Harvard’s oldest pre-orientation program has been growing steadily over the last four years, seeing a 40 percent increase in “FOPers.” After participating in the first-year trips, many come back as student leaders to design and guide future experiences. Despite the popularity, FOP director Coz Teplitz ’03 wants to count more first-generation College students, blacks and Latinos, and recipients of financial aid among participants.
“When we talk about building strong social support networks, we want people to be forming relationships with peers from as many different backgrounds as possible,” he says.
Student fees and access to camping gear are typical impediments. “We want to remove finances from being a barrier as much as we can,” says Teplitz. About 43 percent of participants receive financial support.
“Our goal has been to match the percentage of aid that a student was getting from the College,” he says. The Mills’ ten-year gift will help the program solidify this aid.
In addition, the funds will help FOP organizers build a lending library of camping gear and design new offerings. Not everyone has the same relationship to the outdoors, notes Teplitz, and may not want to sign up for a remote hike. The Mills gift allows FOP to experiment with different out-of-doors experiences that cultivate the same reflection, social support, and self-discovery as more traditional trips.
The newest offering is a cabin-based trip in the Harvard State Forest. Participants foraged mushrooms with expert Don Pfister, Asa Gray Professor of Systemic Botany, and learned about the significance of wood in colonial times from historian Laurel Ulrich, 300th Anniversary University Professor. Students also did a service project at a local farm.
“At the heart of our programming, it’s about a small group experience that happens in a new setting and involves some shared challenge,” says Teplitz. “FOP is an opportunity for intentional reflection about your personal values, how you want to be living those values, and how you’re experimenting with those values while you’re at school.”
Layla Joudeh ’17 describes FOP as one of the most formative of her Harvard experiences, despite, she jokes, a fear of snakes. After she participated as a freshman, she trained as a FOP leader and later joined the Steering Committee.
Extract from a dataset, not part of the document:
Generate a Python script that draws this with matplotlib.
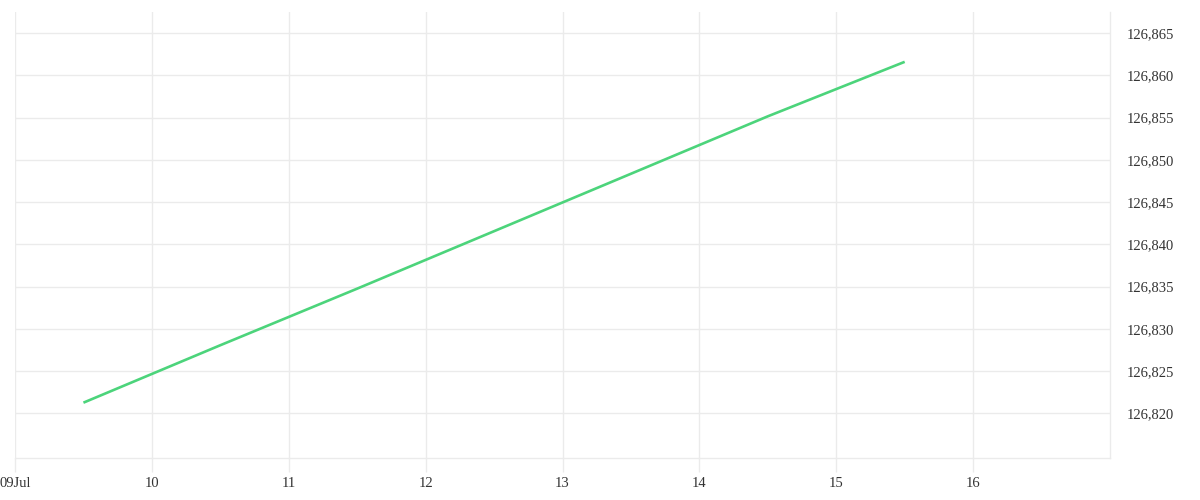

“FOP made me realize that I didn’t have to be a new person or need to transform myself and my values in order to fit in or contribute, but rather that helped me understand what I already possess and learn from the people around me,” she says.
“What was really nice is that we didn’t have any technology,” says Braunstein. “A lot of activities were geared towards listening to other people and it made me realize I don’t do that as well. Going on FOP was probably my best decision I’ve made at College yet.”
These experiences provide a great foundation for Harvard’s transformative curriculum, says Teplitz, and one of the reasons he wants more students to be able to participate. “When we’re in the woods, everyone has no shower, everyone is sweaty, and it comes down to the fact that it’s not just where you come from, but it’s who you are.”